— Start of Material —

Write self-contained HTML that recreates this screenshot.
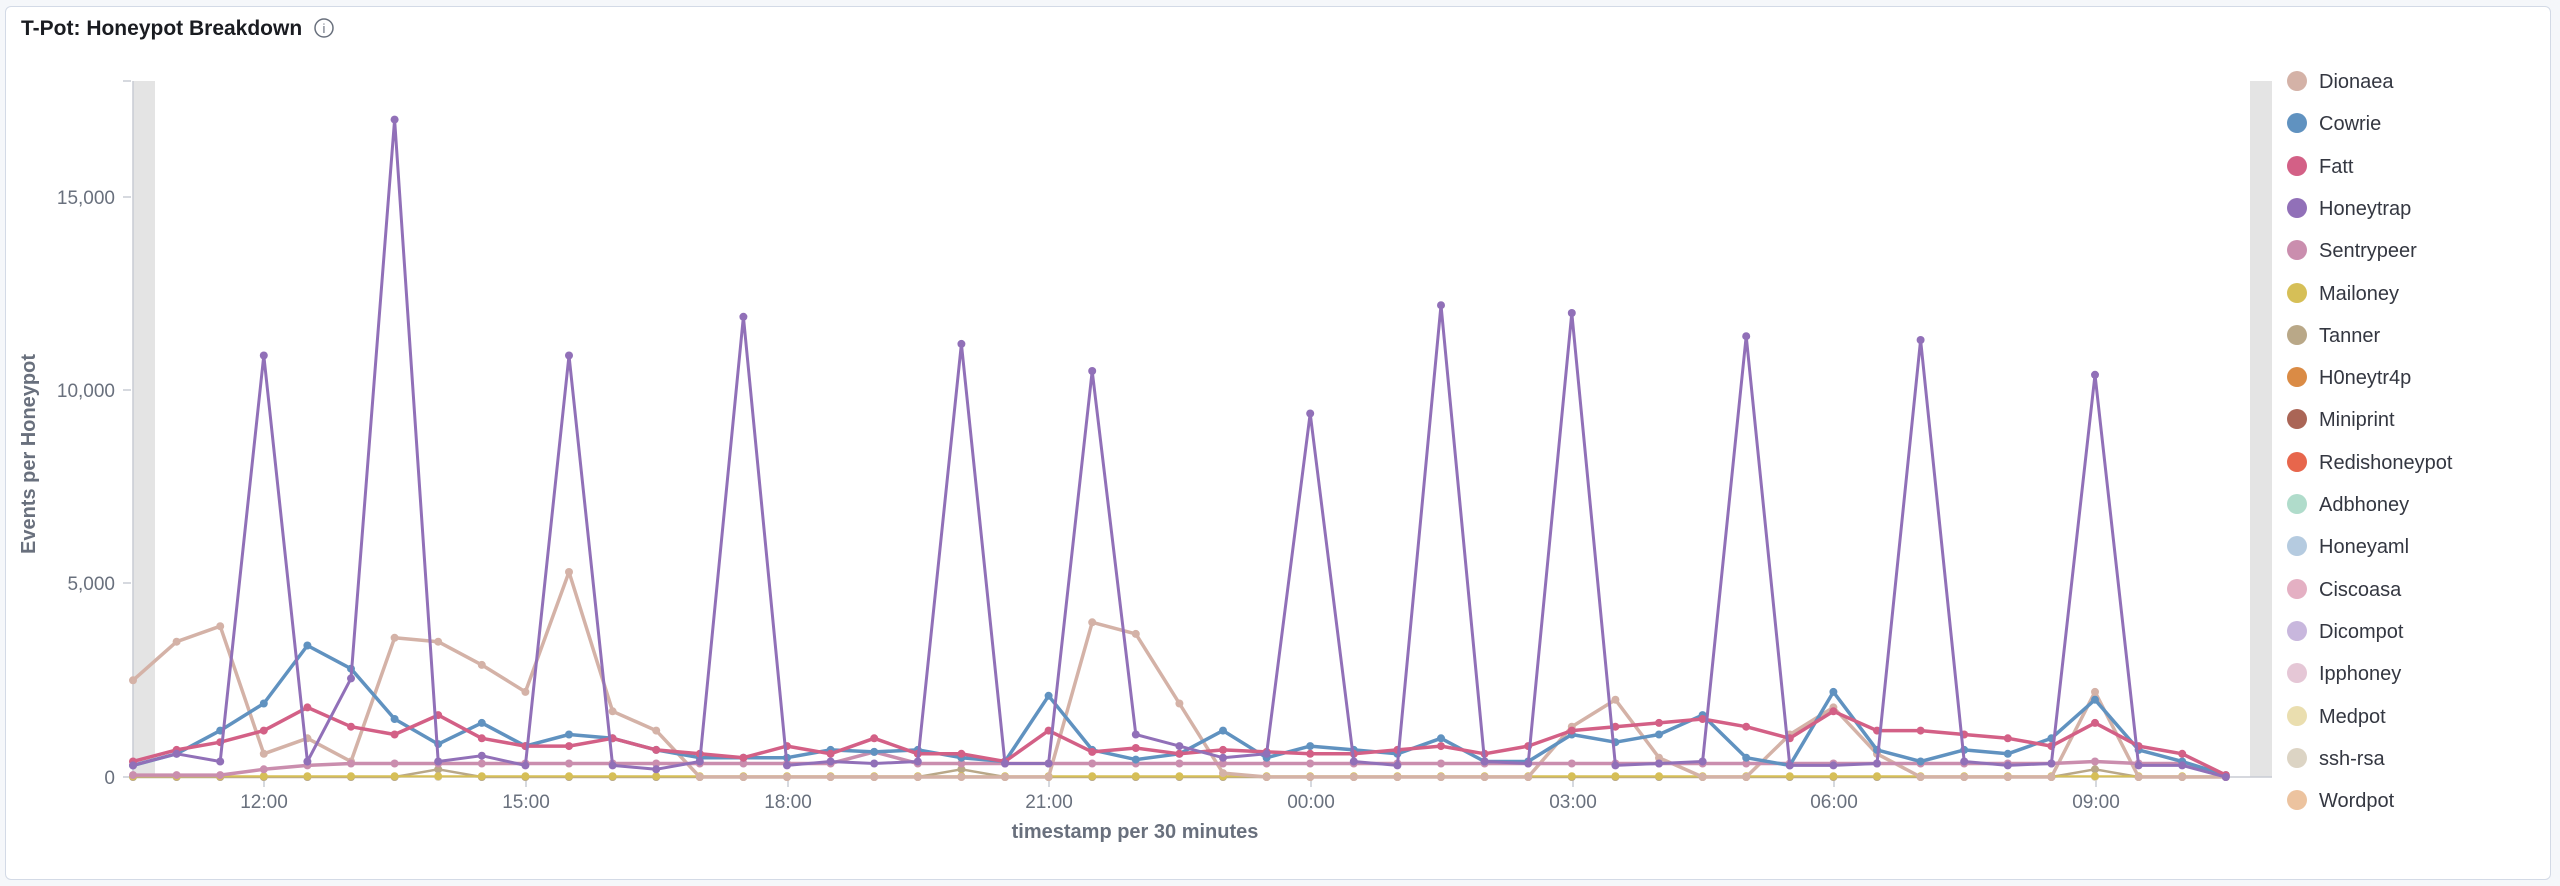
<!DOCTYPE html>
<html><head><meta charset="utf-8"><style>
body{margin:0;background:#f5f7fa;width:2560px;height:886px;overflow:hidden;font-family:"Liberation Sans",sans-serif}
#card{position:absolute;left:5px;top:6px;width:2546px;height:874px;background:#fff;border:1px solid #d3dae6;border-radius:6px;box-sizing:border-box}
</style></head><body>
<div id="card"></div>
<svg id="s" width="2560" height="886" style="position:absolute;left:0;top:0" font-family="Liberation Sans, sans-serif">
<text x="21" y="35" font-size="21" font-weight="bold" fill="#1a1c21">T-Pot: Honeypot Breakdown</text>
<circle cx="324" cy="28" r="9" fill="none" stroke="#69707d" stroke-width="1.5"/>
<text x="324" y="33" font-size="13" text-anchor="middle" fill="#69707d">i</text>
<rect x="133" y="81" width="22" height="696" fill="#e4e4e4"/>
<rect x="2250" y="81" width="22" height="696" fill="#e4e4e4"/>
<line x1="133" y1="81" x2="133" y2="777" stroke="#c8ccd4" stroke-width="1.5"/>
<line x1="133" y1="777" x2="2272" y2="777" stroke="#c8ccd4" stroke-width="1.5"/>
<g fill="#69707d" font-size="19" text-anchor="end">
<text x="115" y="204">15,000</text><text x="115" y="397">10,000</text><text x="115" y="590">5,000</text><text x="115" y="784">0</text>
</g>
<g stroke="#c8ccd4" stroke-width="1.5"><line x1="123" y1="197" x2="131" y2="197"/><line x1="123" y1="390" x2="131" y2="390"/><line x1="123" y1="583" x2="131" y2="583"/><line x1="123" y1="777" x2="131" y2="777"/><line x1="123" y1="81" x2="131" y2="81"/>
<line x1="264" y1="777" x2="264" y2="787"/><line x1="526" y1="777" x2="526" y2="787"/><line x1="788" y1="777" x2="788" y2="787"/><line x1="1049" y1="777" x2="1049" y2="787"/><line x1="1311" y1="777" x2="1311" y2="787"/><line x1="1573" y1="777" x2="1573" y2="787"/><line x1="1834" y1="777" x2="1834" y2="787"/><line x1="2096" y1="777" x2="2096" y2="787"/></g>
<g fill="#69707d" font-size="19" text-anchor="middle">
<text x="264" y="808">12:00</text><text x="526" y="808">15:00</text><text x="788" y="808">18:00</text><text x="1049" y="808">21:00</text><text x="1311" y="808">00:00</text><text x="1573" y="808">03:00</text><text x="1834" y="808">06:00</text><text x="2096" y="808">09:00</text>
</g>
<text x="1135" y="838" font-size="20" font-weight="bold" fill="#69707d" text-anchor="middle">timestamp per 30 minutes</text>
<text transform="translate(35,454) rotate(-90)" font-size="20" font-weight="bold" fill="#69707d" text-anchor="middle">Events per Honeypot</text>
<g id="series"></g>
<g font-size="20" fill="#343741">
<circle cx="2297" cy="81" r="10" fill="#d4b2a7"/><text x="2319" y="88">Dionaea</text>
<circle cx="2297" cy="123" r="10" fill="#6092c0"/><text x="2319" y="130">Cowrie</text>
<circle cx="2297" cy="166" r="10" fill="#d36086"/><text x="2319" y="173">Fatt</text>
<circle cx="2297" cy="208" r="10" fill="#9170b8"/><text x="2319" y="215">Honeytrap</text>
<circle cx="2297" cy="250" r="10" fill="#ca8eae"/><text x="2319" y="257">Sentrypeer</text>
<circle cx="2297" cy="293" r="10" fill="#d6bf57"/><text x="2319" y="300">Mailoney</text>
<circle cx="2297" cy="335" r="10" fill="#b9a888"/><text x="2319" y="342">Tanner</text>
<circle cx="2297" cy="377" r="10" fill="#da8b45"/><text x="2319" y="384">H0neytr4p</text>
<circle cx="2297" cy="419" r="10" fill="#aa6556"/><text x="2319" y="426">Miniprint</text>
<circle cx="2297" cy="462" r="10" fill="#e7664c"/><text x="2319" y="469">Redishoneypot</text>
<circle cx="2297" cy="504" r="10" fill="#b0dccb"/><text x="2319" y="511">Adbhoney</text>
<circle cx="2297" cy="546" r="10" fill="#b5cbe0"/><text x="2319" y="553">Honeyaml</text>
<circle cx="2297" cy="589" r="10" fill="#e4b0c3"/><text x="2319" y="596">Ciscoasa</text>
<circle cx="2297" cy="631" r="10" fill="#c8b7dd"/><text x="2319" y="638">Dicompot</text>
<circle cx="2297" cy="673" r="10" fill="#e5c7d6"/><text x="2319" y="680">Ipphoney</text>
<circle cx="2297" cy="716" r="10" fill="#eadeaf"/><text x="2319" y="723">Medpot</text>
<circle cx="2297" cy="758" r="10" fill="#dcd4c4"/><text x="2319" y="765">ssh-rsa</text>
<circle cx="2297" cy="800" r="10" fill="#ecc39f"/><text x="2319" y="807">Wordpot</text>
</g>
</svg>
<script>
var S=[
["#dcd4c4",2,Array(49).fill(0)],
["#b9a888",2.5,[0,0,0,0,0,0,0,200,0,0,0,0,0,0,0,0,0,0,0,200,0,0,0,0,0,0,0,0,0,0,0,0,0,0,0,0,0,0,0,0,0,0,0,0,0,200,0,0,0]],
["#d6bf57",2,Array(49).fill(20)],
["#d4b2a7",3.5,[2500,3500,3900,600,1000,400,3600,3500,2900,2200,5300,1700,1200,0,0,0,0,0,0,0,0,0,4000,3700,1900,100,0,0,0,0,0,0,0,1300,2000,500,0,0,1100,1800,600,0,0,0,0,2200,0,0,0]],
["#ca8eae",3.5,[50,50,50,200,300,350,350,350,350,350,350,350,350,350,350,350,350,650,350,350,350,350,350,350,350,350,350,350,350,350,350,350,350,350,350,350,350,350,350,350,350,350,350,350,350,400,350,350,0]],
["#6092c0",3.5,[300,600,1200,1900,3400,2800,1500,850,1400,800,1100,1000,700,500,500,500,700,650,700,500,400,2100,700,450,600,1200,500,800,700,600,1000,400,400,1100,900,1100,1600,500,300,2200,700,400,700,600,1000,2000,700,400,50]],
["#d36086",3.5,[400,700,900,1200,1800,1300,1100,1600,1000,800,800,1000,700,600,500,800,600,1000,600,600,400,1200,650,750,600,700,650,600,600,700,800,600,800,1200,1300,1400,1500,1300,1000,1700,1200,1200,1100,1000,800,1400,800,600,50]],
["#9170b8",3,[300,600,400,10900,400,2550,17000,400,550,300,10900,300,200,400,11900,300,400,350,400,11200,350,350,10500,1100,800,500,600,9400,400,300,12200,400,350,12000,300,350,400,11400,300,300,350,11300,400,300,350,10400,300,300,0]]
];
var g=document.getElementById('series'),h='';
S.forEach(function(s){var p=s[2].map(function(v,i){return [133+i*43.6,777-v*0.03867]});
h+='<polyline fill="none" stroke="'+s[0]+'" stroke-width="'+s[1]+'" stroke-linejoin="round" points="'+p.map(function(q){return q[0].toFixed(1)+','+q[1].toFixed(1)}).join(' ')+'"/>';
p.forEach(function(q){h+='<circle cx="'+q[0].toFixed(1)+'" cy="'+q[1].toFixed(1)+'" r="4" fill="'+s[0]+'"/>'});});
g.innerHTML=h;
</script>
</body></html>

— End of Material —

**Problem details:**
Write out the full set of lines verbatim, without the pictures.

**Reply:**
Write self-contained HTML that recreates this screenshot.
<!DOCTYPE html>
<html><head><meta charset="utf-8"><style>
body{margin:0;background:#f5f7fa;width:2560px;height:886px;overflow:hidden;font-family:"Liberation Sans",sans-serif}
#card{position:absolute;left:5px;top:6px;width:2546px;height:874px;background:#fff;border:1px solid #d3dae6;border-radius:6px;box-sizing:border-box}
</style></head><body>
<div id="card"></div>
<svg id="s" width="2560" height="886" style="position:absolute;left:0;top:0" font-family="Liberation Sans, sans-serif">
<text x="21" y="35" font-size="21" font-weight="bold" fill="#1a1c21">T-Pot: Honeypot Breakdown</text>
<circle cx="324" cy="28" r="9" fill="none" stroke="#69707d" stroke-width="1.5"/>
<text x="324" y="33" font-size="13" text-anchor="middle" fill="#69707d">i</text>
<rect x="133" y="81" width="22" height="696" fill="#e4e4e4"/>
<rect x="2250" y="81" width="22" height="696" fill="#e4e4e4"/>
<line x1="133" y1="81" x2="133" y2="777" stroke="#c8ccd4" stroke-width="1.5"/>
<line x1="133" y1="777" x2="2272" y2="777" stroke="#c8ccd4" stroke-width="1.5"/>
<g fill="#69707d" font-size="19" text-anchor="end">
<text x="115" y="204">15,000</text><text x="115" y="397">10,000</text><text x="115" y="590">5,000</text><text x="115" y="784">0</text>
</g>
<g stroke="#c8ccd4" stroke-width="1.5"><line x1="123" y1="197" x2="131" y2="197"/><line x1="123" y1="390" x2="131" y2="390"/><line x1="123" y1="583" x2="131" y2="583"/><line x1="123" y1="777" x2="131" y2="777"/><line x1="123" y1="81" x2="131" y2="81"/>
<line x1="264" y1="777" x2="264" y2="787"/><line x1="526" y1="777" x2="526" y2="787"/><line x1="788" y1="777" x2="788" y2="787"/><line x1="1049" y1="777" x2="1049" y2="787"/><line x1="1311" y1="777" x2="1311" y2="787"/><line x1="1573" y1="777" x2="1573" y2="787"/><line x1="1834" y1="777" x2="1834" y2="787"/><line x1="2096" y1="777" x2="2096" y2="787"/></g>
<g fill="#69707d" font-size="19" text-anchor="middle">
<text x="264" y="808">12:00</text><text x="526" y="808">15:00</text><text x="788" y="808">18:00</text><text x="1049" y="808">21:00</text><text x="1311" y="808">00:00</text><text x="1573" y="808">03:00</text><text x="1834" y="808">06:00</text><text x="2096" y="808">09:00</text>
</g>
<text x="1135" y="838" font-size="20" font-weight="bold" fill="#69707d" text-anchor="middle">timestamp per 30 minutes</text>
<text transform="translate(35,454) rotate(-90)" font-size="20" font-weight="bold" fill="#69707d" text-anchor="middle">Events per Honeypot</text>
<g id="series"></g>
<g font-size="20" fill="#343741">
<circle cx="2297" cy="81" r="10" fill="#d4b2a7"/><text x="2319" y="88">Dionaea</text>
<circle cx="2297" cy="123" r="10" fill="#6092c0"/><text x="2319" y="130">Cowrie</text>
<circle cx="2297" cy="166" r="10" fill="#d36086"/><text x="2319" y="173">Fatt</text>
<circle cx="2297" cy="208" r="10" fill="#9170b8"/><text x="2319" y="215">Honeytrap</text>
<circle cx="2297" cy="250" r="10" fill="#ca8eae"/><text x="2319" y="257">Sentrypeer</text>
<circle cx="2297" cy="293" r="10" fill="#d6bf57"/><text x="2319" y="300">Mailoney</text>
<circle cx="2297" cy="335" r="10" fill="#b9a888"/><text x="2319" y="342">Tanner</text>
<circle cx="2297" cy="377" r="10" fill="#da8b45"/><text x="2319" y="384">H0neytr4p</text>
<circle cx="2297" cy="419" r="10" fill="#aa6556"/><text x="2319" y="426">Miniprint</text>
<circle cx="2297" cy="462" r="10" fill="#e7664c"/><text x="2319" y="469">Redishoneypot</text>
<circle cx="2297" cy="504" r="10" fill="#b0dccb"/><text x="2319" y="511">Adbhoney</text>
<circle cx="2297" cy="546" r="10" fill="#b5cbe0"/><text x="2319" y="553">Honeyaml</text>
<circle cx="2297" cy="589" r="10" fill="#e4b0c3"/><text x="2319" y="596">Ciscoasa</text>
<circle cx="2297" cy="631" r="10" fill="#c8b7dd"/><text x="2319" y="638">Dicompot</text>
<circle cx="2297" cy="673" r="10" fill="#e5c7d6"/><text x="2319" y="680">Ipphoney</text>
<circle cx="2297" cy="716" r="10" fill="#eadeaf"/><text x="2319" y="723">Medpot</text>
<circle cx="2297" cy="758" r="10" fill="#dcd4c4"/><text x="2319" y="765">ssh-rsa</text>
<circle cx="2297" cy="800" r="10" fill="#ecc39f"/><text x="2319" y="807">Wordpot</text>
</g>
</svg>
<script>
var S=[
["#dcd4c4",2,Array(49).fill(0)],
["#b9a888",2.5,[0,0,0,0,0,0,0,200,0,0,0,0,0,0,0,0,0,0,0,200,0,0,0,0,0,0,0,0,0,0,0,0,0,0,0,0,0,0,0,0,0,0,0,0,0,200,0,0,0]],
["#d6bf57",2,Array(49).fill(20)],
["#d4b2a7",3.5,[2500,3500,3900,600,1000,400,3600,3500,2900,2200,5300,1700,1200,0,0,0,0,0,0,0,0,0,4000,3700,1900,100,0,0,0,0,0,0,0,1300,2000,500,0,0,1100,1800,600,0,0,0,0,2200,0,0,0]],
["#ca8eae",3.5,[50,50,50,200,300,350,350,350,350,350,350,350,350,350,350,350,350,650,350,350,350,350,350,350,350,350,350,350,350,350,350,350,350,350,350,350,350,350,350,350,350,350,350,350,350,400,350,350,0]],
["#6092c0",3.5,[300,600,1200,1900,3400,2800,1500,850,1400,800,1100,1000,700,500,500,500,700,650,700,500,400,2100,700,450,600,1200,500,800,700,600,1000,400,400,1100,900,1100,1600,500,300,2200,700,400,700,600,1000,2000,700,400,50]],
["#d36086",3.5,[400,700,900,1200,1800,1300,1100,1600,1000,800,800,1000,700,600,500,800,600,1000,600,600,400,1200,650,750,600,700,650,600,600,700,800,600,800,1200,1300,1400,1500,1300,1000,1700,1200,1200,1100,1000,800,1400,800,600,50]],
["#9170b8",3,[300,600,400,10900,400,2550,17000,400,550,300,10900,300,200,400,11900,300,400,350,400,11200,350,350,10500,1100,800,500,600,9400,400,300,12200,400,350,12000,300,350,400,11400,300,300,350,11300,400,300,350,10400,300,300,0]]
];
var g=document.getElementById('series'),h='';
S.forEach(function(s){var p=s[2].map(function(v,i){return [133+i*43.6,777-v*0.03867]});
h+='<polyline fill="none" stroke="'+s[0]+'" stroke-width="'+s[1]+'" stroke-linejoin="round" points="'+p.map(function(q){return q[0].toFixed(1)+','+q[1].toFixed(1)}).join(' ')+'"/>';
p.forEach(function(q){h+='<circle cx="'+q[0].toFixed(1)+'" cy="'+q[1].toFixed(1)+'" r="4" fill="'+s[0]+'"/>'});});
g.innerHTML=h;
</script>
</body></html>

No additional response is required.